Es folgt die Gründung eines eigenen Kunststoff- verarbeitenden Betriebes in Groß-Umstadt, welcher heute in ausgebauter Form unter der Leitung der EMS-Chemie, erfolgreich fortbesteht. Durch seine Kenntnisse aus der pharmazeutischen Chemie, gelang es meinem Vater, zahlreiche Patente anzumelden, indem er Spezialkunststoffe, hochschlagzähe, hitzebeständige Legierungen, entwickelte.

Meine Mutter bestritt den Haushalt, Erziehung der Kinder und arbeitete mit im Betrieb. Ohne diesen Rückhalt und Ihre stetigen berechtigten Einwände auf die immer mehr und größer werdenden Pläne meines Vaters, hätte dieser nicht dieses kleine international vernetzte Unternehmen aufbauen können und an die heutige EMS- Chemie, weitergeben können.

Nachruf Dr. Illing

Dr. Illing bei der Eröffnung des Museums

Bis zu seinem Tod kurz nach seinem 90zigsten Geburtstag, verbrachte er viel Zeit mit der Gründung der Stiftung Saazer Heimatmuseum in Schweinfurt.

In unzähligen Gesprächen, Begegnungen, Anstößen zur Errichtung eines Mahnmals in Saaz, Erinnerungsplätze bereichernd, in Groß-Umstadt und Saaz, konnte er eine Vielzahl der Erlebnisse, die er in seinem Unternehmerischen Leben hintenanstellen musste, nachholen und aufarbeiten.

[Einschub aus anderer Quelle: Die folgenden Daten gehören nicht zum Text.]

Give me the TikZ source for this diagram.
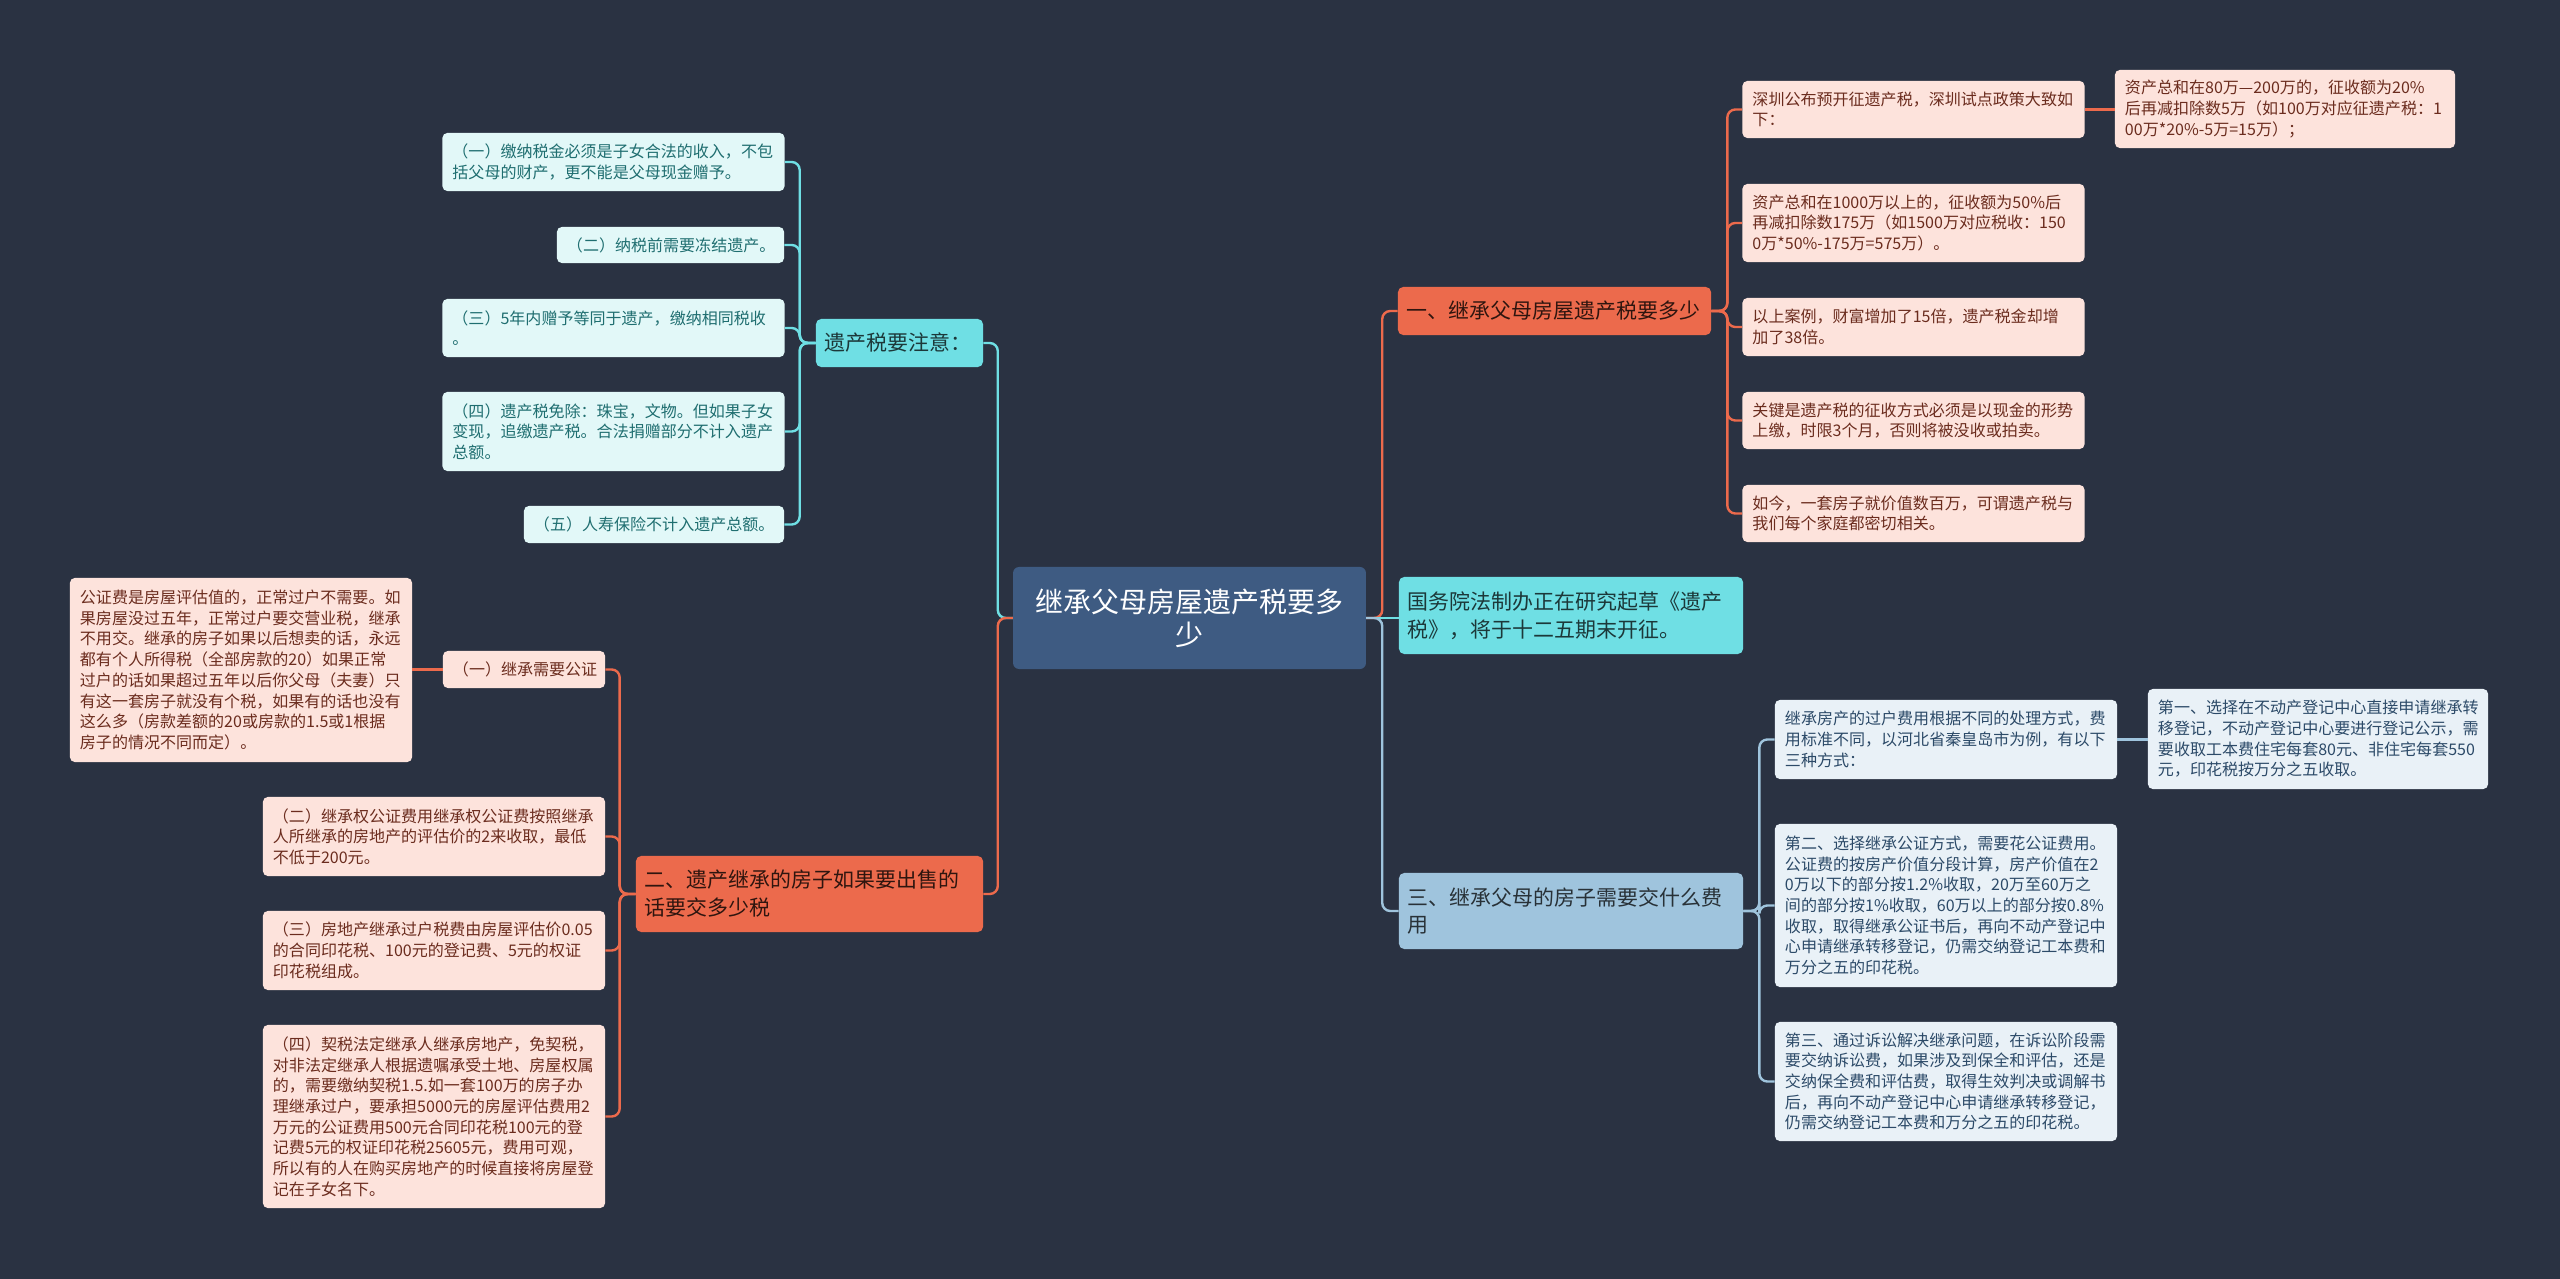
\documentclass[tikz,border=0pt]{standalone}
\usepackage{fontspec}
\setmainfont{Noto Sans CJK SC}
\usepackage{xcolor}
\usetikzlibrary{calc}
\definecolor{bgdark}{HTML}{2A3242}
\definecolor{rootblue}{HTML}{3E5B82}
\definecolor{orange}{HTML}{EC6A4C}
\definecolor{cyan}{HTML}{6FDFE4}
\definecolor{blue}{HTML}{9FC4DD}
\definecolor{pinkfill}{HTML}{FDE3DC}
\definecolor{pinktext}{HTML}{6B2C1E}
\definecolor{cyanfill}{HTML}{E2F8F8}
\definecolor{cyantext}{HTML}{1F6E70}
\definecolor{bluefill}{HTML}{E9F1F7}
\definecolor{bluetext}{HTML}{2C4A68}

\begin{document}
\begin{tikzpicture}[x=0.025cm,y=-0.025cm,
	root/.style={rectangle,rounded corners=1.5mm,fill=rootblue,text=white,align=center,
		inner xsep=4.1mm,text width=80mm,minimum height=25.5mm,font=\fontsize{19.9pt}{23.5pt}\selectfont},
	topic/.style={rectangle,rounded corners=1.3mm,align=left,inner xsep=2.25mm,
		font=\fontsize{14.9pt}{19.9pt}\selectfont},
	leaf/.style={rectangle,rounded corners=1.2mm,align=left,inner xsep=2.5mm,
		text width=80.5mm,font=\fontsize{11.4pt}{14.7pt}\selectfont},
	leafred/.style={leaf,fill=pinkfill,text=pinktext},
	leafcyan/.style={leaf,fill=cyanfill,text=cyantext},
	leafblue/.style={leaf,fill=bluefill,text=bluetext},
	link/.style={line width=0.6mm,rounded corners=2mm},
	]
	\useasboundingbox (0,0) rectangle (2560,1279);
	\fill[bgdark] (0,0) rectangle (2560,1279);
	
	\node[root] (root) at (1189.5,618) {继承父母房屋遗产税要多\\少};
	
	% right side
	\node[topic,fill=orange,text=black!80!orange,text width=73.75mm,minimum height=12mm] (b1) at (1554.5,311) {一、继承父母房屋遗产税要多少};
	\node[topic,fill=cyan,text=black!75!cyan,text width=81.5mm,minimum height=19.25mm] (b2) at (1571,615.5) {国务院法制办正在研究起草《遗产\\税》，将于十二五期末开征。};
	\node[topic,fill=blue,text=black!75!blue,text width=81.5mm,minimum height=19mm] (b3) at (1571,911) {三、继承父母的房子需要交什么费\\用};
	
	\node[leafred,minimum height=14.25mm] (c1) at (1913.5,109.5) {深圳公布预开征遗产税，深圳试点政策大致如\\下：};
	\node[leafred,text width=80mm,minimum height=19.5mm] (c1a) at (2285,109) {资产总和在80万—200万的，征收额为20\%\\后再减扣除数5万（如100万对应征遗产税：1\\00万*20\%-5万=15万）；};
	\node[leafred,minimum height=19.5mm] (c2) at (1913.5,223) {资产总和在1000万以上的，征收额为50\%后\\再减扣除数175万（如1500万对应税收：150\\0万*50\%-175万=575万）。};
	\node[leafred,minimum height=14.5mm] (c3) at (1913.5,327) {以上案例，财富增加了15倍，遗产税金却增\\加了38倍。};
	\node[leafred,minimum height=14.25mm] (c4) at (1913.5,420.5) {关键是遗产税的征收方式必须是以现金的形势\\上缴，时限3个月，否则将被没收或拍卖。};
	\node[leafred,minimum height=14.25mm] (c5) at (1913.5,513.5) {如今，一套房子就价值数百万，可谓遗产税与\\我们每个家庭都密切相关。};
	
	\node[leafblue,minimum height=19.75mm] (d1) at (1946,739.5) {继承房产的过户费用根据不同的处理方式，费\\用标准不同，以河北省秦皇岛市为例，有以下\\三种方式：};
	\node[leafblue,text width=80mm,minimum height=25mm] (d1a) at (2318,739) {第一、选择在不动产登记中心直接申请继承转\\移登记，不动产登记中心要进行登记公示，需\\要收取工本费住宅每套80元、非住宅每套550\\元，印花税按万分之五收取。};
	\node[leafblue,minimum height=40.75mm] (d2) at (1946,905.5) {第二、选择继承公证方式，需要花公证费用。\\公证费的按房产价值分段计算，房产价值在2\\0万以下的部分按1.2\%收取，20万至60万之\\间的部分按1\%收取，60万以上的部分按0.8\%\\收取，取得继承公证书后，再向不动产登记中\\心申请继承转移登记，仍需交纳登记工本费和\\万分之五的印花税。};
	\node[leafblue,minimum height=29.75mm] (d3) at (1946,1081.5) {第三、通过诉讼解决继承问题，在诉讼阶段需\\要交纳诉讼费，如果涉及到保全和评估，还是\\交纳保全费和评估费，取得生效判决或调解书\\后，再向不动产登记中心申请继承转移登记，\\仍需交纳登记工本费和万分之五的印花税。};
	
	% left side
	\node[topic,fill=cyan,text=black!75!cyan,text width=37.25mm,minimum height=12mm] (b4) at (899.5,343) {遗产税要注意：};
	\node[topic,fill=orange,text=black!80!orange,text width=82.25mm,minimum height=19mm] (b5) at (809.5,894) {二、遗产继承的房子如果要出售的\\话要交多少税};
	
	\node[leafcyan,minimum height=14.5mm] (e1) at (613.5,162) {（一）缴纳税金必须是子女合法的收入，不包\\括父母的财产，更不能是父母现金赠予。};
	\node[leafcyan,text width=51.75mm,minimum height=9mm] (e2) at (670.5,245) {（二）纳税前需要冻结遗产。};
	\node[leafcyan,minimum height=14.5mm] (e3) at (613.5,328) {（三）5年内赠予等同于遗产，缴纳相同税收\\。};
	\node[leafcyan,minimum height=19.75mm] (e4) at (613.5,431.5) {（四）遗产税免除：珠宝，文物。但如果子女\\变现，追缴遗产税。合法捐赠部分不计入遗产\\总额。};
	\node[leafcyan,text width=60mm,minimum height=9.25mm] (e5) at (654,524.5) {（五）人寿保险不计入遗产总额。};
	
	\node[leafred,text width=35.5mm,minimum height=9.25mm] (f1) at (524,669.5) {（一）继承需要公证};
	\node[leafred,minimum height=46mm] (f1a) at (241,670) {公证费是房屋评估值的，正常过户不需要。如\\果房屋没过五年，正常过户要交营业税，继承\\不用交。继承的房子如果以后想卖的话，永远\\都有个人所得税（全部房款的20）如果正常\\过户的话如果超过五年以后你父母（夫妻）只\\有这一套房子就没有个税，如果有的话也没有\\这么多（房款差额的20或房款的1.5或1根据\\房子的情况不同而定）。};
	\node[leafred,minimum height=19.75mm] (f2) at (434,836.5) {（二）继承权公证费用继承权公证费按照继承\\人所继承的房地产的评估价的2来收取，最低\\不低于200元。};
	\node[leafred,minimum height=19.75mm] (f3) at (434,950.5) {（三）房地产继承过户税费由房屋评估价0.05\\的合同印花税、100元的登记费、5元的权证\\印花税组成。};
	\node[leafred,minimum height=45.75mm] (f4) at (434,1116.5) {（四）契税法定继承人继承房地产，免契税，\\对非法定继承人根据遗嘱承受土地、房屋权属\\的，需要缴纳契税1.5.如一套100万的房子办\\理继承过户，要承担5000元的房屋评估费用2\\万元的公证费用500元合同印花税100元的登\\记费5元的权证印花税25605元，费用可观，\\所以有的人在购买房地产的时候直接将房屋登\\记在子女名下。};
	
	% links
	\draw[link,cyan] (root.west) -- ++(-15,0) |- (b4.east);
	\draw[link,orange] (root.west) -- ++(-15,0) |- (b5.east);
	\draw[link,orange] (root.east) -- ++(16,0) |- (b1.west);
	\draw[link,cyan] (root.east) -- (root.east -| b2.west);
	\draw[link,blue] (root.east) -- ++(16,0) |- (b3.west);
	
	\foreach \n in {c1,c2,c3,c4,c5}
		\draw[link,orange] (b1.east) -- ++(16,0) |- (\n.west);
	\draw[link,orange] (c1.east) -- (c1.east -| c1a.west);
	\foreach \n in {d1,d2,d3}
		\draw[link,blue] (b3.east) -- ++(16,0) |- (\n.west);
	\draw[link,blue] (d1.east) -- (d1.east -| d1a.west);
	\foreach \n in {e1,e2,e3,e4,e5}
		\draw[link,cyan] (b4.west) -- ++(-16,0) |- (\n.east);
	\foreach \n in {f1,f2,f3,f4}
		\draw[link,orange] (b5.west) -- ++(-16,0) |- (\n.east);
	\draw[link,orange] (f1.west) -- (f1.west -| f1a.east);
\end{tikzpicture}
\end{document}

Die Sinnlosigkeit von Krieg, das Entmenschlichte, Verletzten und Töten von Menschen aufgrund ihrer Rasse, all dies verabscheute er aus eigener Erfahrung und Erkenntnis gegen Ende seines langen und gesegneten Lebens.

In den Jahren vor dem Tod meines Vaters, saß jener häufig an den Abenden auf seinem Balkon und betrachtete die Sterne, mit der Gewissheit, dass sich Lebensenergie nicht einfach auflöst mit dem Lebensende, sondern, so war er fest überzeugt, weiterbestehen bleibt.

 Das möchte ich gerne für mich aufbewahren. In Gedenken an meine Vorfahren, und das Glück in relativer Abwesenheit von Krieg aufwachsen zu dürfen, wünsche ich den mir nachfolgenden Generationen, dass auch Sie von Krieg und Zerstörung nur aus den Geschichten erfahren können.

Mit dem Zitat von Willy Brand, “der Frieden ist nicht alles, aber ohne Frieden ist alles nichts,“ beende ich meinen Nachruf auf einen außergewöhnlichen Menschen mit seiner wundervollen Frau.